Puigdemont darf hoffen
Warum das Urteil der deutschen Richter für den Katalanen auch dann eine gute Nachricht bleibt, wenn er doch noch ausgeliefert würde
Der frühere katalanische Regionalpräsident Carles Puigdemont kann nicht wegen des Vorwurfs der Rebellion an Spanien ausgeliefert werden. Das entschied das Schleswig-Holsteinische Oberlandesgericht am Donnerstagabend. Zwar erließen die Richter einen Auslieferungshaftbefehl wegen des Vorwurfs der Untreue, setzten aber auch dessen Vollzug sofort aus. Eine Auslieferung wegen Rebellion schloss das Gericht von „vornherein als unzulässig“aus. Die Begründung: Das Puigdemont zur Last gelegte Verhalten sei in Deutschland nicht strafbar. Damit kommt eine Auslieferung nicht infrage.
Im internationalen Recht gilt der Grundsatz, dass Beschuldigte nur dann ausgeliefert werden, wenn die zur Last gelegte Tat in beiden Ländern – in diesem Fall Deutschland und Spanien – strafbar ist. Den Tatbestand der Rebellion gibt es in Deutschland zwar nicht. Strittig war allerdings, ob er dem Hochverrat entspricht, der dann erfüllt ist, wenn jemand versucht, durch Gewalt oder Drohung mit Gewalt ein Teilgebiet aus der Bundesrepublik auszugliedern oder die verfassungsmäßige Ordnung dort abzuschaffen.
Das Oberlandesgericht kam zu der Einschätzung, dass der Straftatbestand des Hochverrats „nicht erfüllt sei, weil es an dem Merkmal der Gewalt“fehle. Daher sei die „Fluchtgefahr deutlich herabgemildert“und weniger einschneidende Maßnahmen als der Vollzug der Auslieferungshaft seien ausreichend.

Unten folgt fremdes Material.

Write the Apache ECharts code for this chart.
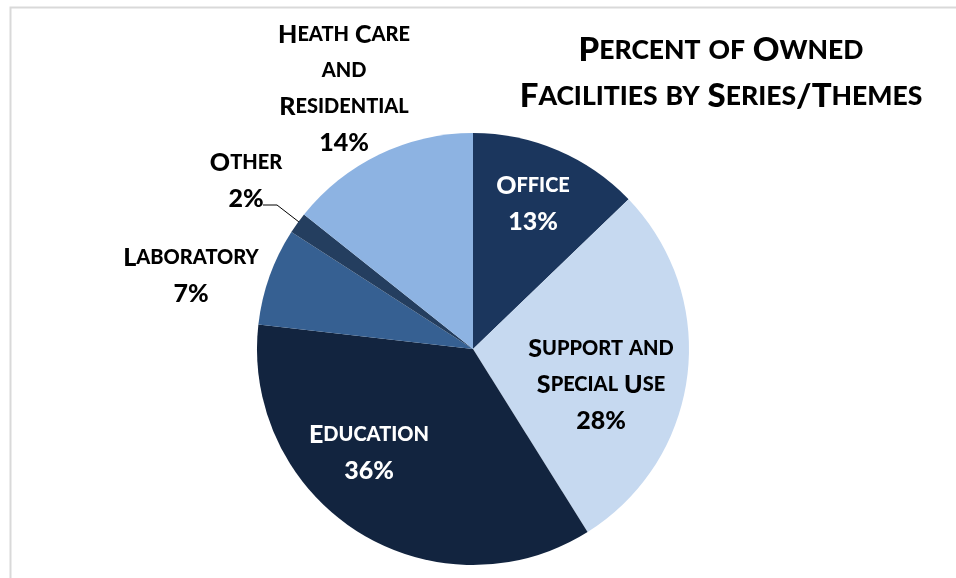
<!DOCTYPE html>
<html>
<head>
<meta charset="utf-8">
<script src="https://cdn.jsdelivr.net/npm/echarts@6/dist/echarts.min.js"></script>
<style>
html,body{margin:0;padding:0;background:#fff;}
#chart{width:956px;height:578px;}
</style>
</head>
<body>
<div id="chart"></div>
<script>
// ---- data ----
var categories = ["Office", "Support and Special Use", "Education", "Laboratory", "Other", "Heath Care and Residential"];
var values = [12.8, 28.3, 35.7, 7.3, 1.6, 14.3];
var titleLines = ["Percent of Owned", "Facilities by Series/Themes"];

// ---- presentation ----
var labelLines = {
  "Office": ["Office"],
  "Support and Special Use": ["Support and", "Special Use"],
  "Education": ["Education"],
  "Laboratory": ["Laboratory"],
  "Other": ["Other"],
  "Heath Care and Residential": ["Heath Care", "and", "Residential"]
};
var colors = ["#1b365d", "#c6d9f0", "#12243f", "#366092", "#243e5f", "#8db3e2"];
var labelColors = ["#ffffff", "#000000", "#ffffff", "#000000", "#000000", "#000000"];
var labelPos = [[533, 204], [601, 385], [369, 453], [191, 276], [246, 181], [344, 89]];
var FONT = 'Lato';
var WEIGHT = 900;

function smallCaps(s) {
  var out = '', cur = null, buf = '';
  function flush() { if (buf) { out += '{' + cur + '|' + buf + '}'; buf = ''; } }
  for (var i = 0; i < s.length; i++) {
    var c = s[i];
    var t = (c >= 'a' && c <= 'z') ? 'S' : 'B';
    var ch = c.toUpperCase();
    if (t !== cur) { flush(); cur = t; }
    buf += ch;
  }
  flush();
  return out;
}
function makeRich(color, big, small, lh) {
  return {
    B: {fontFamily: FONT, fontWeight: WEIGHT, fontSize: big, color: color, lineHeight: lh},
    S: {fontFamily: FONT, fontWeight: WEIGHT, fontSize: small, color: color, lineHeight: lh},
    P: {fontFamily: FONT, fontWeight: WEIGHT, fontSize: big, color: color, lineHeight: lh}
  };
}

var data = categories.map(function (name, i) {
  var isOther = name === 'Other';
  return {
    name: name,
    value: values[i],
    itemStyle: {color: colors[i]},
    label: {
      position: isOther ? 'outside' : 'inside',
      rich: makeRich(labelColors[i], 25, 20, 36)
    },
    labelLine: {show: isOther}
  };
});

var chart = echarts.init(document.getElementById('chart'), null, {renderer: 'canvas'});
chart.setOption({
  animation: false,
  backgroundColor: '#ffffff',
  graphic: [{
    type: 'rect',
    left: 8, top: 5,
    shape: {x: 0, y: 0, width: 980, height: 620},
    style: {fill: 'none', stroke: '#d9d9d9', lineWidth: 2},
    silent: true
  }],
  title: {
    text: titleLines.map(smallCaps).join('\n'),
    left: 716, top: 22,
    textAlign: 'center',
    textStyle: {rich: makeRich('#000000', 33, 26.5, 46)}
  },
  series: [{
    type: 'pie',
    center: [473, 349],
    radius: 216,
    startAngle: 90,
    clockwise: true,
    percentPrecision: 0,
    avoidLabelOverlap: false,
    itemStyle: {borderWidth: 0},
    label: {
      show: true,
      align: 'center',
      formatter: function (p) {
        return labelLines[p.name].map(smallCaps).join('\n') + '\n{P|' + p.percent + '%}';
      }
    },
    labelLine: {lineStyle: {color: '#000000', width: 1}},
    labelLayout: function (params) {
      var pos = labelPos[params.dataIndex];
      var res = {x: pos[0], y: pos[1], align: 'center', verticalAlign: 'middle'};
      if (categories[params.dataIndex] === 'Other') {
        res.labelLinePoints = [[263, 205], [277, 205], [299, 222]];
      }
      return res;
    },
    data: data
  }]
});
</script>
</body>
</html>
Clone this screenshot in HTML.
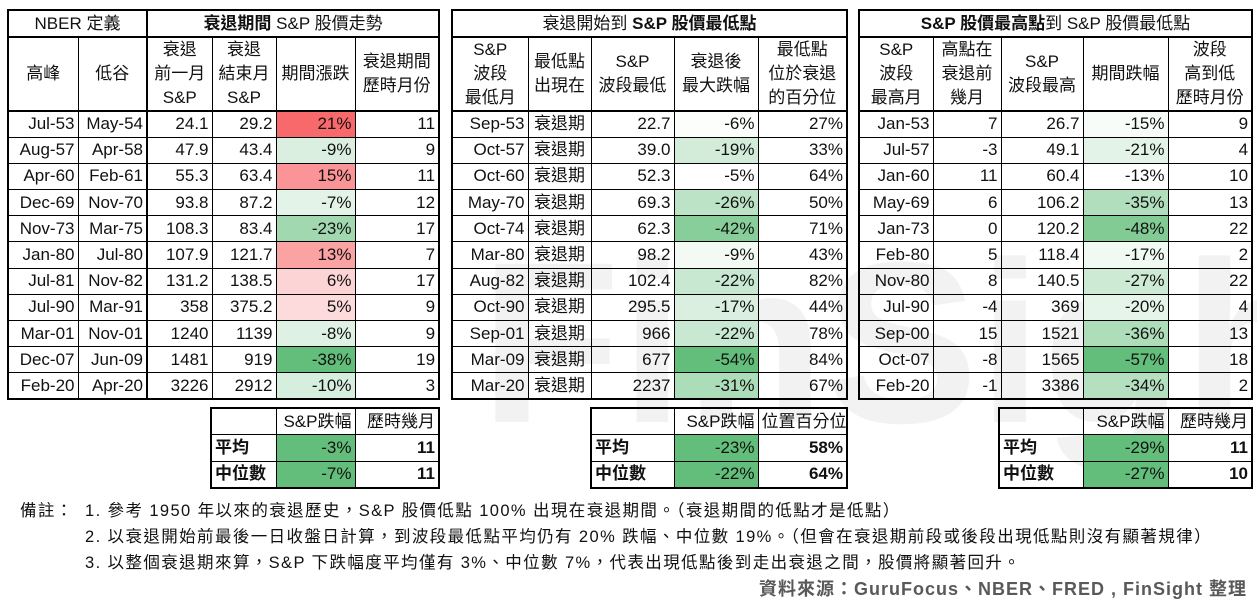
<!DOCTYPE html>
<html><head><meta charset="utf-8"><style>
*{margin:0;padding:0;box-sizing:border-box}
body{width:1257px;height:610px;background:#fff;position:relative;overflow:hidden;font-family:"Liberation Sans","Noto Sans CJK TC",sans-serif;color:#111}
table{position:absolute;border-collapse:collapse;table-layout:fixed;border:2px solid #000;font-size:17px}
td{border:1px solid #000;padding:0 3px;text-align:right;white-space:nowrap;overflow:hidden;line-height:22px}
tr.d td{height:26.2px}
tr.t td{height:27px;text-align:center;border-bottom:2px solid #000}
tr.h td{height:73px;text-align:center;line-height:24px;border-bottom:2px solid #000}
td.c{text-align:center}
.s td{height:26.5px}
.s td.l{text-align:left;font-weight:bold}
.g{background:#63BE7B}
.wmbox{position:absolute;left:470px;top:230px;width:787px;height:260px;overflow:hidden;z-index:-1}
.wm{position:absolute;left:10px;top:-20px;font-size:230px;font-weight:bold;color:#f2f2f2;white-space:nowrap}
.note{position:absolute;font-size:16.5px;color:#111;white-space:nowrap;letter-spacing:1.4px}
</style></head><body>
<div class="wmbox"><div class="wm">FinSight</div></div>

<table style="left:7px;top:9px;width:431px">
<colgroup><col style="width:70px"><col style="width:69px"><col style="width:65px"><col style="width:64px"><col style="width:79px"><col style="width:84px"></colgroup>
<tr class="t"><td colspan="2">NBER 定義</td><td colspan="4" style="border-left:2px solid #000"><b>衰退期間</b> S&amp;P 股價走勢</td></tr>
<tr class="h"><td>高峰</td><td style="border-right:2px solid #000">低谷</td><td>衰退<br>前一月<br>S&amp;P</td><td>衰退<br>結束月<br>S&amp;P</td><td>期間漲跌</td><td>衰退期間<br>歷時月份</td></tr>
<tr class="d"><td>Jul-53</td><td style="border-right:2px solid #000">May-54</td><td>24.1</td><td>29.2</td><td style="background:#F8696B">21%</td><td>11</td></tr>
<tr class="d"><td>Aug-57</td><td style="border-right:2px solid #000">Apr-58</td><td>47.9</td><td>43.4</td><td style="background:#DAEFDF">-9%</td><td>9</td></tr>
<tr class="d"><td>Apr-60</td><td style="border-right:2px solid #000">Feb-61</td><td>55.3</td><td>63.4</td><td style="background:#FA9496">15%</td><td>11</td></tr>
<tr class="d"><td>Dec-69</td><td style="border-right:2px solid #000">Nov-70</td><td>93.8</td><td>87.2</td><td style="background:#E3F3E7">-7%</td><td>12</td></tr>
<tr class="d"><td>Nov-73</td><td style="border-right:2px solid #000">Mar-75</td><td>108.3</td><td>83.4</td><td style="background:#A1D8B0">-23%</td><td>17</td></tr>
<tr class="d"><td>Jan-80</td><td style="border-right:2px solid #000">Jul-80</td><td>107.9</td><td>121.7</td><td style="background:#FBA2A3">13%</td><td>7</td></tr>
<tr class="d"><td>Jul-81</td><td style="border-right:2px solid #000">Nov-82</td><td>131.2</td><td>138.5</td><td style="background:#FDD4D5">6%</td><td>17</td></tr>
<tr class="d"><td>Jul-90</td><td style="border-right:2px solid #000">Mar-91</td><td>358</td><td>375.2</td><td style="background:#FDDBDC">5%</td><td>9</td></tr>
<tr class="d"><td>Mar-01</td><td style="border-right:2px solid #000">Nov-01</td><td>1240</td><td>1139</td><td style="background:#DEF1E3">-8%</td><td>9</td></tr>
<tr class="d"><td>Dec-07</td><td style="border-right:2px solid #000">Jun-09</td><td>1481</td><td>919</td><td style="background:#63BE7B">-38%</td><td>19</td></tr>
<tr class="d"><td>Feb-20</td><td style="border-right:2px solid #000">Apr-20</td><td>3226</td><td>2912</td><td style="background:#D6EEDD">-10%</td><td>3</td></tr>
</table>

<table style="left:451px;top:9px;width:395px">
<colgroup><col style="width:76px"><col style="width:63px"><col style="width:83px"><col style="width:84px"><col style="width:89px"></colgroup>
<tr class="t"><td colspan="5">衰退開始到 <b>S&amp;P 股價最低點</b></td></tr>
<tr class="h"><td>S&amp;P<br>波段<br>最低月</td><td>最低點<br>出現在</td><td>S&amp;P<br>波段最低</td><td>衰退後<br>最大跌幅</td><td>最低點<br>位於衰退<br>的百分位</td></tr>
<tr class="d"><td>Sep-53</td><td class="c">衰退期</td><td>22.7</td><td style="background:#FCFEFC">-6%</td><td>27%</td></tr>
<tr class="d"><td>Oct-57</td><td class="c">衰退期</td><td>39.0</td><td style="background:#D2ECD9">-19%</td><td>33%</td></tr>
<tr class="d"><td>Oct-60</td><td class="c">衰退期</td><td>52.3</td><td>-5%</td><td>64%</td></tr>
<tr class="d"><td>May-70</td><td class="c">衰退期</td><td>69.3</td><td style="background:#BCE3C6">-26%</td><td>50%</td></tr>
<tr class="d"><td>Oct-74</td><td class="c">衰退期</td><td>62.3</td><td style="background:#88CE9B">-42%</td><td>71%</td></tr>
<tr class="d"><td>Mar-80</td><td class="c">衰退期</td><td>98.2</td><td style="background:#F3FAF4">-9%</td><td>43%</td></tr>
<tr class="d"><td>Aug-82</td><td class="c">衰退期</td><td>102.4</td><td style="background:#C8E8D1">-22%</td><td>82%</td></tr>
<tr class="d"><td>Oct-90</td><td class="c">衰退期</td><td>295.5</td><td style="background:#DAEFDF">-17%</td><td>44%</td></tr>
<tr class="d"><td>Sep-01</td><td class="c">衰退期</td><td>966</td><td style="background:#C8E8D1">-22%</td><td>78%</td></tr>
<tr class="d"><td>Mar-09</td><td class="c">衰退期</td><td>677</td><td style="background:#63BE7B">-54%</td><td>84%</td></tr>
<tr class="d"><td>Mar-20</td><td class="c">衰退期</td><td>2237</td><td style="background:#ACDDB9">-31%</td><td>67%</td></tr>
</table>

<table style="left:858px;top:9px;width:393px">
<colgroup><col style="width:74px"><col style="width:68px"><col style="width:82px"><col style="width:85px"><col style="width:84px"></colgroup>
<tr class="t"><td colspan="5"><b>S&amp;P 股價最高點</b>到 S&amp;P 股價最低點</td></tr>
<tr class="h"><td>S&amp;P<br>波段<br>最高月</td><td>高點在<br>衰退前<br>幾月</td><td>S&amp;P<br>波段最高</td><td>期間跌幅</td><td>波段<br>高到低<br>歷時月份</td></tr>
<tr class="d"><td>Jan-53</td><td>7</td><td>26.7</td><td style="background:#F7FCF8">-15%</td><td>9</td></tr>
<tr class="d"><td>Jul-57</td><td>-3</td><td>49.1</td><td style="background:#E3F3E7">-21%</td><td>4</td></tr>
<tr class="d"><td>Jan-60</td><td>11</td><td>60.4</td><td>-13%</td><td>10</td></tr>
<tr class="d"><td>May-69</td><td>6</td><td>106.2</td><td style="background:#B1DFBD">-35%</td><td>13</td></tr>
<tr class="d"><td>Jan-73</td><td>0</td><td>120.2</td><td style="background:#82CB95">-48%</td><td>22</td></tr>
<tr class="d"><td>Feb-80</td><td>5</td><td>118.4</td><td style="background:#F1F9F3">-17%</td><td>2</td></tr>
<tr class="d"><td>Nov-80</td><td>8</td><td>140.5</td><td style="background:#CDEAD5">-27%</td><td>22</td></tr>
<tr class="d"><td>Jul-90</td><td>-4</td><td>369</td><td style="background:#E6F5EA">-20%</td><td>4</td></tr>
<tr class="d"><td>Sep-00</td><td>15</td><td>1521</td><td style="background:#AEDDBA">-36%</td><td>13</td></tr>
<tr class="d"><td>Oct-07</td><td>-8</td><td>1565</td><td style="background:#63BE7B">-57%</td><td>18</td></tr>
<tr class="d"><td>Feb-20</td><td>-1</td><td>3386</td><td style="background:#B4E0C0">-34%</td><td>2</td></tr>
</table>

<table class="s" style="left:210px;top:407px;width:228px">
<colgroup><col style="width:65px"><col style="width:79px"><col style="width:84px"></colgroup>
<tr><td></td><td>S&amp;P跌幅</td><td>歷時幾月</td></tr>
<tr><td class="l">平均</td><td class="g">-3%</td><td><b>11</b></td></tr>
<tr><td class="l">中位數</td><td class="g">-7%</td><td><b>11</b></td></tr>
</table>

<table class="s" style="left:590px;top:407px;width:256px">
<colgroup><col style="width:83px"><col style="width:84px"><col style="width:89px"></colgroup>
<tr><td></td><td>S&amp;P跌幅</td><td>位置百分位</td></tr>
<tr><td class="l">平均</td><td class="g">-23%</td><td><b>58%</b></td></tr>
<tr><td class="l">中位數</td><td class="g">-22%</td><td><b>64%</b></td></tr>
</table>

<table class="s" style="left:998px;top:407px;width:253px">
<colgroup><col style="width:84px"><col style="width:85px"><col style="width:84px"></colgroup>
<tr><td></td><td>S&amp;P跌幅</td><td>歷時幾月</td></tr>
<tr><td class="l">平均</td><td class="g">-29%</td><td><b>11</b></td></tr>
<tr><td class="l">中位數</td><td class="g">-27%</td><td><b>10</b></td></tr>
</table>

<div class="note" style="left:20px;top:497px">備註：</div>
<div class="note" style="left:85px;top:497px">1. 參考 1950 年以來的衰退歷史，S&amp;P 股價低點 100% 出現在衰退期間。（衰退期間的低點才是低點）</div>
<div class="note" style="left:85px;top:523px">2. 以衰退開始前最後一日收盤日計算，到波段最低點平均仍有 20% 跌幅、中位數 19%。（但會在衰退期前段或後段出現低點則沒有顯著規律）</div>
<div class="note" style="left:85px;top:549px">3. 以整個衰退期來算，S&amp;P 下跌幅度平均僅有 3%、中位數 7%，代表出現低點後到走出衰退之間，股價將顯著回升。</div>
<div class="note" style="right:10px;top:575px;font-size:18px;color:#595959;font-weight:bold;letter-spacing:1px">資料來源：GuruFocus、NBER、FRED , FinSight 整理</div>
</body></html>
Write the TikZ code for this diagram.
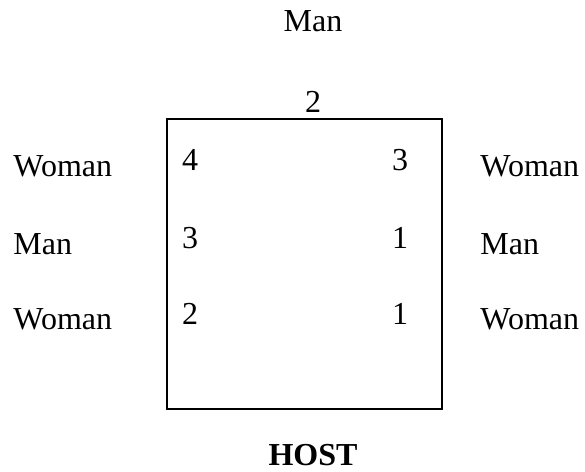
\documentclass[tikz,border=0pt]{standalone}
\usepackage{fontspec}
\setmainfont{Liberation Serif}
\tikzset{lbl/.style={inner sep=0pt,font=\fontsize{16}{19}\selectfont},
num/.style={lbl}}
\begin{document}
\begin{tikzpicture}[x=0.5pt,y=-0.5pt]
\useasboundingbox (0,0) rectangle (585,472);
\draw [line width=1.1pt] (167,119) rectangle (442,409);
\node[lbl] (mtop) at (313,21) {Man};
\node[num] (ntop) at (313,102) {2};
\node[lbl,anchor=west] (wl1) at (13,166) {Woman};
\node[lbl,anchor=west] (ml)  at (13,244) {Man};
\node[lbl,anchor=west] (wl2) at (13,319) {Woman};
\node[num] (nl1) at (190,160) {4};
\node[num] (nl2) at (190,238) {3};
\node[num] (nl3) at (190,314) {2};
\node[num] (nr1) at (400,160) {3};
\node[num] (nr2) at (400,238) {1};
\node[num] (nr3) at (400,314) {1};
\node[lbl,anchor=west] (wr1) at (480,166) {Woman};
\node[lbl,anchor=west] (mr)  at (480,244) {Man};
\node[lbl,anchor=west] (wr2) at (480,319) {Woman};
\node[lbl,font=\fontsize{16}{19}\selectfont\bfseries] (host) at (313,455) {HOST};
\end{tikzpicture}
\end{document}
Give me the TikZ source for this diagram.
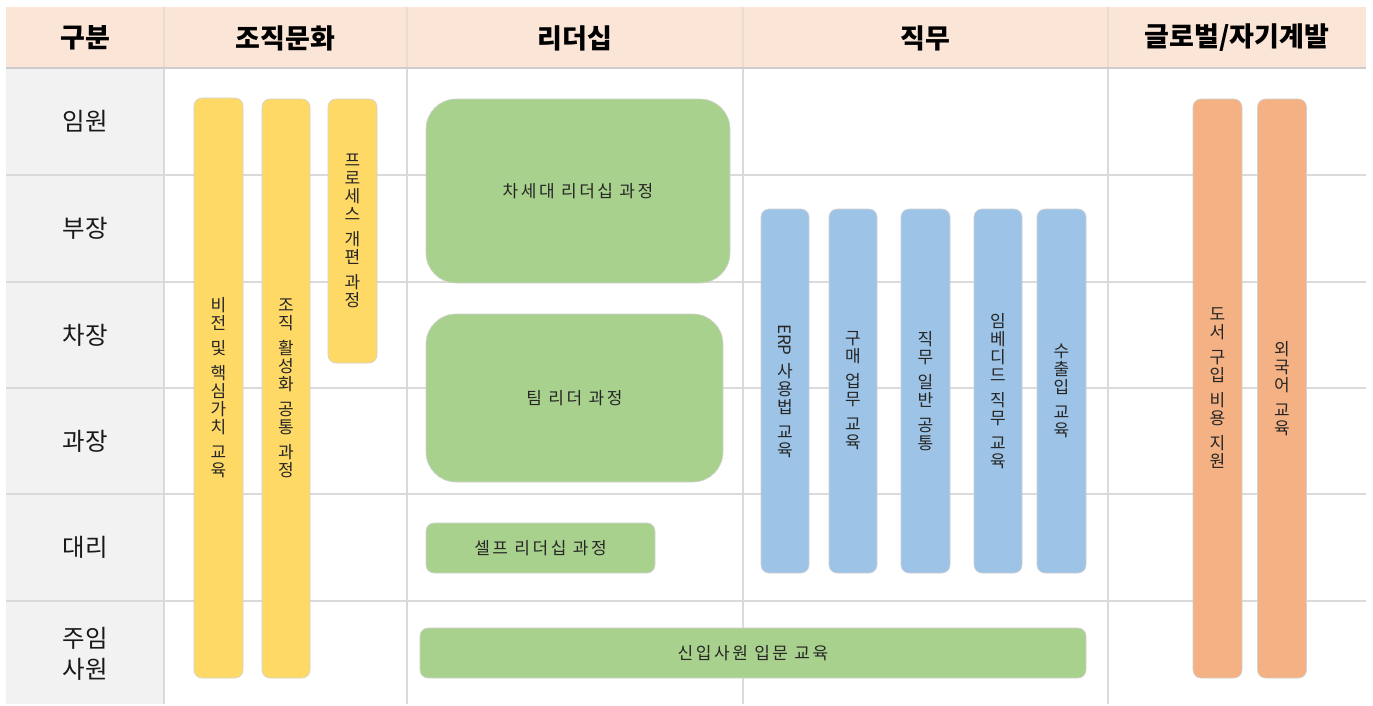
\documentclass[tikz,border=0pt]{standalone}
\usepackage{fontspec}
\setmainfont{Noto Sans CJK KR}
\newfontfamily\boxfont{Noto Sans CJK KR}[LetterSpace=15]
\definecolor{hdr}{HTML}{FBE5D6}
\definecolor{col1}{HTML}{F2F2F2}
\definecolor{gridc}{HTML}{DADADA}
\definecolor{hdrline}{HTML}{EDDBCF}
\definecolor{ylw}{HTML}{FFD966}
\definecolor{grn}{HTML}{A9D18E}
\definecolor{blu}{HTML}{9DC3E6}
\definecolor{org}{HTML}{F4B183}
\tikzset{
  gridline/.style={draw=gridc, line width=1.5pt},
  hdrsep/.style={draw=hdrline, line width=1.2pt},
  hdrtext/.style={font=\fontsize{27}{30}\selectfont\bfseries, text=black},
  rowtext/.style={font=\fontsize{24.5}{31}\selectfont, text=black!90, align=center},
  course/.style={rectangle, rounded corners=8pt, draw=black!18, line width=0.6pt, inner sep=0pt, align=center, text=black!85},
  vcourse/.style={course, font=\fontsize{17}{18}\selectfont},
  hcourse/.style={course, font=\boxfont\fontsize{17}{19}\selectfont},
  bigcourse/.style={hcourse, rounded corners=30pt},
}
\begin{document}
\begin{tikzpicture}[x=1pt,y=-1pt]
\useasboundingbox (0,0) rectangle (1373,705);
\fill[white] (0,0) rectangle (1373,705);
% header and first column fills
\fill[hdr] (6,7) rectangle (1366,68);
\fill[col1] (6,68) rectangle (164,704);
% grid lines
\foreach \yy in {175,282,388,494,601} \draw[gridline] (6,\yy) -- (1366,\yy);
\foreach \xx in {164,407,743,1108} {
  \draw[gridline] (\xx,68) -- (\xx,704);
  \draw[hdrsep] (\xx,7) -- (\xx,68);
}
\draw[draw=black!20, line width=2pt] (6,68) -- (1366,68);
% header texts
\node[hdrtext] (h0) at (85,38) {구분};
\node[hdrtext] (h1) at (285.5,38) {조직문화};
\node[hdrtext] (h2) at (575,38) {리더십};
\node[hdrtext] (h3) at (925.5,38) {직무};
\node[hdrtext] (h4) at (1237,38) {글로벌/자기계발};
% row labels
\node[rowtext] (r1) at (85,121.5) {임원};
\node[rowtext] (r2) at (85,228.5) {부장};
\node[rowtext] (r3) at (85,335) {차장};
\node[rowtext] (r4) at (85,441) {과장};
\node[rowtext] (r5) at (85,547.5) {대리};
\node[rowtext] (r6) at (85,654) {주임\\사원};
% organisational culture
\node[vcourse, fill=ylw, minimum width=49pt, minimum height=580pt] (y1) at (218.5,388)
  {비\\전\\[7pt]및\\[7pt]핵\\심\\가\\치\\[7pt]교\\육};
\node[vcourse, fill=ylw, minimum width=48pt, minimum height=579pt] (y2) at (286,388.5)
  {조\\직\\[7pt]활\\성\\화\\[7pt]공\\통\\[7pt]과\\정};
\node[vcourse, fill=ylw, minimum width=49pt, minimum height=264pt] (y3) at (352.5,231)
  {프\\로\\세\\스\\[7pt]개\\편\\[7pt]과\\정};
% leadership
\node[bigcourse, fill=grn, minimum width=304pt, minimum height=184pt] (g1) at (578,191) {차세대 리더십 과정};
\node[bigcourse, fill=grn, minimum width=297pt, minimum height=168pt] (g2) at (574.5,398) {팀 리더 과정};
\node[hcourse, fill=grn, minimum width=229pt, minimum height=50pt] (g3) at (540.5,548) {셀프 리더십 과정};
\node[hcourse, fill=grn, minimum width=666pt, minimum height=50pt] (g4) at (753,653) {신입사원 입문 교육};
% job
\node[vcourse, fill=blu, minimum width=48pt, minimum height=364pt] (b1) at (785,391)
  {\rotatebox[origin=c]{-90}{ERP}\\[7pt]사\\용\\법\\[7pt]교\\육};
\node[vcourse, fill=blu, minimum width=48pt, minimum height=364pt] (b2) at (853,391)
  {구\\매\\[7pt]업\\무\\[7pt]교\\육};
\node[vcourse, fill=blu, minimum width=49pt, minimum height=364pt] (b3) at (925.5,391)
  {직\\무\\[7pt]일\\반\\[7pt]공\\통};
\node[vcourse, fill=blu, minimum width=48pt, minimum height=364pt] (b4) at (998,391)
  {임\\베\\디\\드\\[7pt]직\\무\\[7pt]교\\육};
\node[vcourse, fill=blu, minimum width=49pt, minimum height=364pt] (b5) at (1061.5,391)
  {수\\출\\입\\[7pt]교\\육};
% global / self development
\node[vcourse, fill=org, minimum width=49pt, minimum height=579pt] (o1) at (1217.5,388.5)
  {도\\서\\[7pt]구\\입\\[7pt]비\\용\\[7pt]지\\원};
\node[vcourse, fill=org, minimum width=49pt, minimum height=579pt] (o2) at (1282,388.5)
  {외\\국\\어\\[7pt]교\\육};
\end{tikzpicture}
\end{document}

Dieses Urteil bedeutet, dass Puigdemont im Falle einer Auslieferung in Spanien nicht wegen Rebellion angeklagt werden kann. Auf Rebellion stehen dort bis zu 30 Jahre Gefängnis, der Vorwurf der Untreue wiegt weit weniger schwer. Die katalanische Unabhängigkeitsbewegung feierte die angeordnete Freilassung. „Es scheint so, als ob es in Europa doch noch Gerechtigkeit gibt“, sagte Marcel Mauri, Vizechef der Unabhängigkeitsplattform Òmnium Cultural.
Zu den Auflagen der Haftverschonung gehört die Zahlung einer Kaution von 75 000 Euro. Angeblich muss sich Puigdemont einmal pro Woche bei der Polizei in Neumünster melden, wo er sich zuletzt in Gewahrsam befand. Auch dürfe er nicht ohne Zustimmung der Generalstaatsanwaltschaft ausreisen und müsse einen Wechsel seines Aufenthaltsortes innerhalb Deutschlands unverzüglich bekannt geben.
Puigdemont war am 25. März kurz nach seiner Einreise aus Dänemark von der deutschen Polizei festgenommen worden. Grundlage war ein von einem Gericht in Madrid erneuerter europäischer Haftbefehl. Seitdem befindet sich Puigdemont in der Justizvollzugsanstalt in Gewahrsam. Am Dienstag beantragte die Generalstaatsanwaltschaft einen Auslieferungshaftbefehl. Die Festnahme war die jüngste Wendung im Konflikt um eine Abspaltung Kataloniens von Spanien, der nach einer Volksabstimmung und der einseitigen Verkündung der Unabhängigkeit durch die Region im Oktober eskaliert war. Puigdemont wurde als Regionalpräsident abgesetzt und floh ins Exil nach Belgien, um seiner Festnahme in Spanien zu entgehen. Von dort aus reiste er dann vor knapp zwei Wochen nach Finnland. Auf seiner Rückreise nach Brüssel wurde er schließlich in Schleswig-Holstein festgenommen. Seine Anhänger argumentieren, dass Puigdemont bei seinen Aktionen für die katalanische Unabhängigkeit stets gewaltfrei geblieben sei. Nach seiner Festnahme in Deutschland hatten in Barcelona Tausende für seine Freilassung demonstriert.
Ob er tatsächlich an Spanien ausgeliefert wird, entscheidet nun die Generalstaatsanwaltschaft Schleswig-Holstein.